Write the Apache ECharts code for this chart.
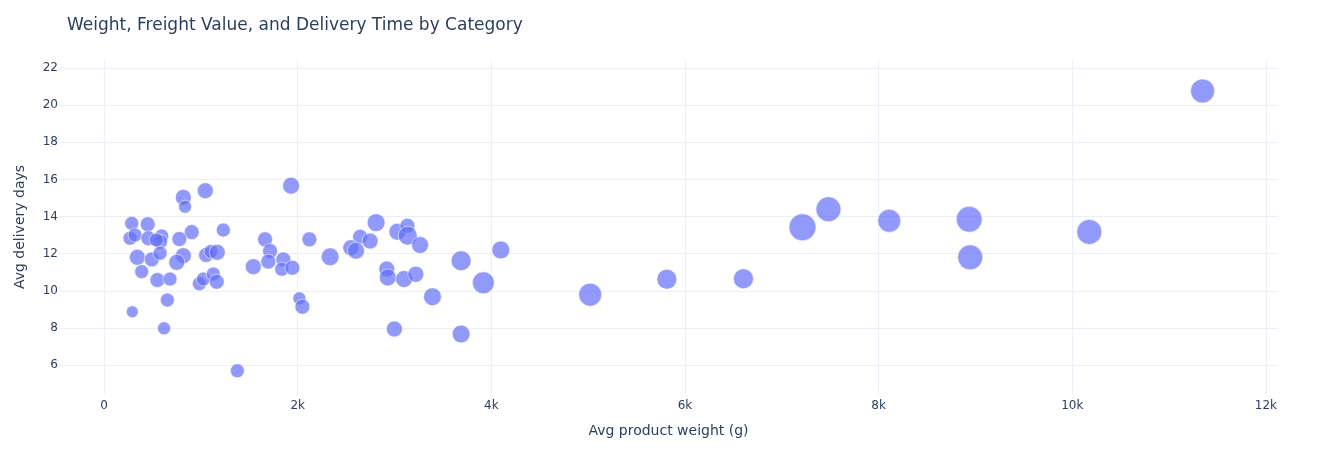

--

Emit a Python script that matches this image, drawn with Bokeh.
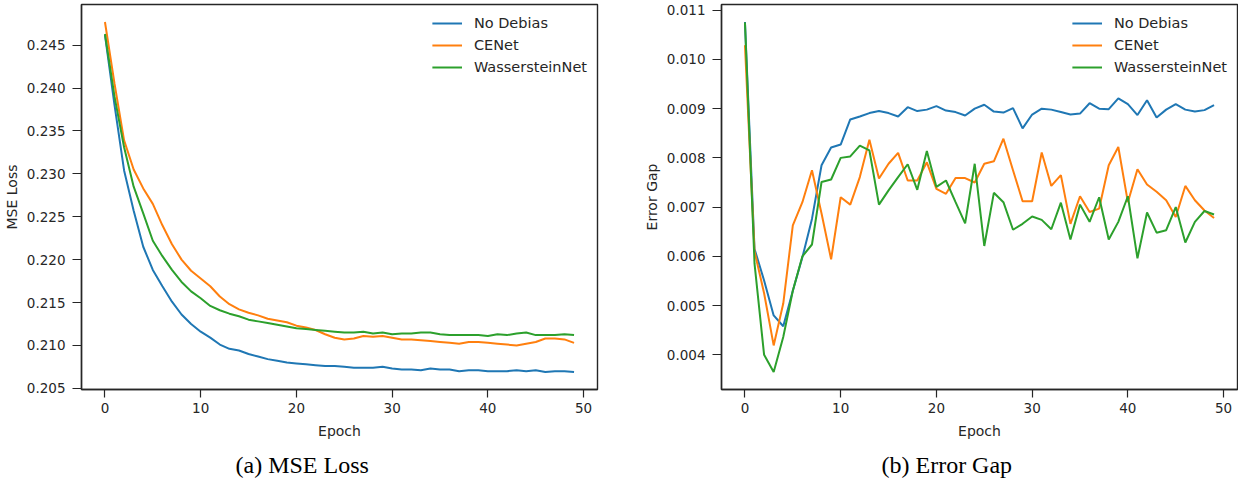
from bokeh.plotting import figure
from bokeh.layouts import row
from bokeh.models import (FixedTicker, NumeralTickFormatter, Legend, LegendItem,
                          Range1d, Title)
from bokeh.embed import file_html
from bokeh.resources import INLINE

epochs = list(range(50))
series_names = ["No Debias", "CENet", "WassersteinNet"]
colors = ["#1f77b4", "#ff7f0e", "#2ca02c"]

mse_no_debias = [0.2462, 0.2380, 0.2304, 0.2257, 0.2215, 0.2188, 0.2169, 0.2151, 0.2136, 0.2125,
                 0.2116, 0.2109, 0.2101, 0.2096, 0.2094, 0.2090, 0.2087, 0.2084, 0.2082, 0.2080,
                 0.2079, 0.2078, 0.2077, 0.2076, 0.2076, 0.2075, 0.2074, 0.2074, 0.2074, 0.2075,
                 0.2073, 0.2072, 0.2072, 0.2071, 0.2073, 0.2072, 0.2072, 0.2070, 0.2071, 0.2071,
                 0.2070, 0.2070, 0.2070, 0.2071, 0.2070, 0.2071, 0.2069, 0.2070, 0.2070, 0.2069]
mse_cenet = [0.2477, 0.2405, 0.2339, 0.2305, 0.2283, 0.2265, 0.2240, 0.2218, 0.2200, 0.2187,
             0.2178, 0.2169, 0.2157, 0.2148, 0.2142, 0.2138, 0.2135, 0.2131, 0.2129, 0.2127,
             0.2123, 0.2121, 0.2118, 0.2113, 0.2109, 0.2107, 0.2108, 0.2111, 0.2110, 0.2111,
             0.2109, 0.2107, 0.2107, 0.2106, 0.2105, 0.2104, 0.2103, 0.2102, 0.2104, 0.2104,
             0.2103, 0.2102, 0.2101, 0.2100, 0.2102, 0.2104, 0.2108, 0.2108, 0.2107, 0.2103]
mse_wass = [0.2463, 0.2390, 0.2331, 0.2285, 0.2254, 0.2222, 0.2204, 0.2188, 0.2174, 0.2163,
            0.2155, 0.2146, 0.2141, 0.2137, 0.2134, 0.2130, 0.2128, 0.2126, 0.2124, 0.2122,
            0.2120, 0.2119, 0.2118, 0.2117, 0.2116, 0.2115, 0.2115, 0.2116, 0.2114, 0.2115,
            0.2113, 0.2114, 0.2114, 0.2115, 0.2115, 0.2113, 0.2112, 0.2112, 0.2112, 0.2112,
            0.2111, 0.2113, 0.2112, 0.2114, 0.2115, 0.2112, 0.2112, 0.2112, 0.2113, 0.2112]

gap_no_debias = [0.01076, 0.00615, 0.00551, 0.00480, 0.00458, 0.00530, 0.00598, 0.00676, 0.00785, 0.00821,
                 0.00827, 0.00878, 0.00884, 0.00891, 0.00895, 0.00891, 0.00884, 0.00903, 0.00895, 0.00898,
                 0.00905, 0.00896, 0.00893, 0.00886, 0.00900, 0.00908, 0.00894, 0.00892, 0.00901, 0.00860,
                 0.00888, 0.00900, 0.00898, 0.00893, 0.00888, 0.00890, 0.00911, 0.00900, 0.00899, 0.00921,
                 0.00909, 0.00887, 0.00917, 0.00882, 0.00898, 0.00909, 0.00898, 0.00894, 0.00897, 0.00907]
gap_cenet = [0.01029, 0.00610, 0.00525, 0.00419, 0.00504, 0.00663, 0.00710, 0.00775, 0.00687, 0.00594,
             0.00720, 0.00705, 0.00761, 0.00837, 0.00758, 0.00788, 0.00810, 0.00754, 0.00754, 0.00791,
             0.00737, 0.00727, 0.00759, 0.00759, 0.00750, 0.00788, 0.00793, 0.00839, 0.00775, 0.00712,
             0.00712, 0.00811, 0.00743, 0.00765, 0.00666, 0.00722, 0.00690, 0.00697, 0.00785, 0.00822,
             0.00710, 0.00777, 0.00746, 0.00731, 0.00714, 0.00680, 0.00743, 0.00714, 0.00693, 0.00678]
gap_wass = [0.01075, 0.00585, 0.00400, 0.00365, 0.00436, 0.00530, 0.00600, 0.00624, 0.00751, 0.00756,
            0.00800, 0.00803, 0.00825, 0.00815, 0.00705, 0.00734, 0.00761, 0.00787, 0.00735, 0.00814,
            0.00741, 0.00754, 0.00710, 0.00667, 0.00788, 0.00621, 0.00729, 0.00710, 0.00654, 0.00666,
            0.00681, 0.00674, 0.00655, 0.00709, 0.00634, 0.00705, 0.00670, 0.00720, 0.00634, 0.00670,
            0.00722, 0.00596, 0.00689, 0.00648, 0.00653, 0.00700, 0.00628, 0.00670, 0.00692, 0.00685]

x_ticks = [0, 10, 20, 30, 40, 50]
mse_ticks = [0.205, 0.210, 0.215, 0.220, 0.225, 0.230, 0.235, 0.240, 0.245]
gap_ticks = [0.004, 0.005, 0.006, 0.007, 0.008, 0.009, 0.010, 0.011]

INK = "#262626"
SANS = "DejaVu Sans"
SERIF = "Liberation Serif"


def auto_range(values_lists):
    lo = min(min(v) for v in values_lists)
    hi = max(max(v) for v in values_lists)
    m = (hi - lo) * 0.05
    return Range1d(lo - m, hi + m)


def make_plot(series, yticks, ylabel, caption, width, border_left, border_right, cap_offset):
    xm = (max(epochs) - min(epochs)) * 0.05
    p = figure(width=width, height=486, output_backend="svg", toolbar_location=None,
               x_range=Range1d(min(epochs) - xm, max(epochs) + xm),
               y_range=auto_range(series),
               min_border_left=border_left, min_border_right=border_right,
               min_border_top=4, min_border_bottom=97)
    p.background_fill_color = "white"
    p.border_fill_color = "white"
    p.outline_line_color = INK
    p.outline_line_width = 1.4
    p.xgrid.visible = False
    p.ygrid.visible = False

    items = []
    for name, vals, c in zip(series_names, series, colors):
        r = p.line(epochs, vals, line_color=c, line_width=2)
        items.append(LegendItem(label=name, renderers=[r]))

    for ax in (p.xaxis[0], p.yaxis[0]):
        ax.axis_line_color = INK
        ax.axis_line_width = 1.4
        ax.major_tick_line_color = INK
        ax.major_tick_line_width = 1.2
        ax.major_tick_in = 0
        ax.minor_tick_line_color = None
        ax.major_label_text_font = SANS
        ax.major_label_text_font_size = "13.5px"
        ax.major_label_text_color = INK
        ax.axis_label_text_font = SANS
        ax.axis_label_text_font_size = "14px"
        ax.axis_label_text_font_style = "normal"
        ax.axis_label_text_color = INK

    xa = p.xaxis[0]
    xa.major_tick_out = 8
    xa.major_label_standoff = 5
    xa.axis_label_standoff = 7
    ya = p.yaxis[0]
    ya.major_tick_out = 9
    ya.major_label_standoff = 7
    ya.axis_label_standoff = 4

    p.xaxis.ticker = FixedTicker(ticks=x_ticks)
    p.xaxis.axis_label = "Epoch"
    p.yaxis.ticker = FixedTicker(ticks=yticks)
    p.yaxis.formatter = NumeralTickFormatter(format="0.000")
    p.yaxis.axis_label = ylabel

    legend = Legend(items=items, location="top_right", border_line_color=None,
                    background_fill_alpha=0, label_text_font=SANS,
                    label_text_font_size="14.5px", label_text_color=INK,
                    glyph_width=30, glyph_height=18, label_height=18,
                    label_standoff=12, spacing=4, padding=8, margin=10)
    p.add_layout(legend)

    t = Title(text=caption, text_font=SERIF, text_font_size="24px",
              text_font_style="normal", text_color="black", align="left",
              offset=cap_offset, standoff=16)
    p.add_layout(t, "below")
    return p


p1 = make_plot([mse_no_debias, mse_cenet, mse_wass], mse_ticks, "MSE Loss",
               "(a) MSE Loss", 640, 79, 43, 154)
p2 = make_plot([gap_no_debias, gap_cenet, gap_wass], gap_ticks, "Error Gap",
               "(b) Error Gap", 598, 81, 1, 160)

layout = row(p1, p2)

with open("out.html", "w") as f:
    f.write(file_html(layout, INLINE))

# WRITTEN INSTRUCTION:
Check each line above for the word "with", and copy the lines where it appears.

# TASK SOLUTION:
Emit a Python script that matches this image, drawn with Bokeh.
with open("out.html", "w") as f:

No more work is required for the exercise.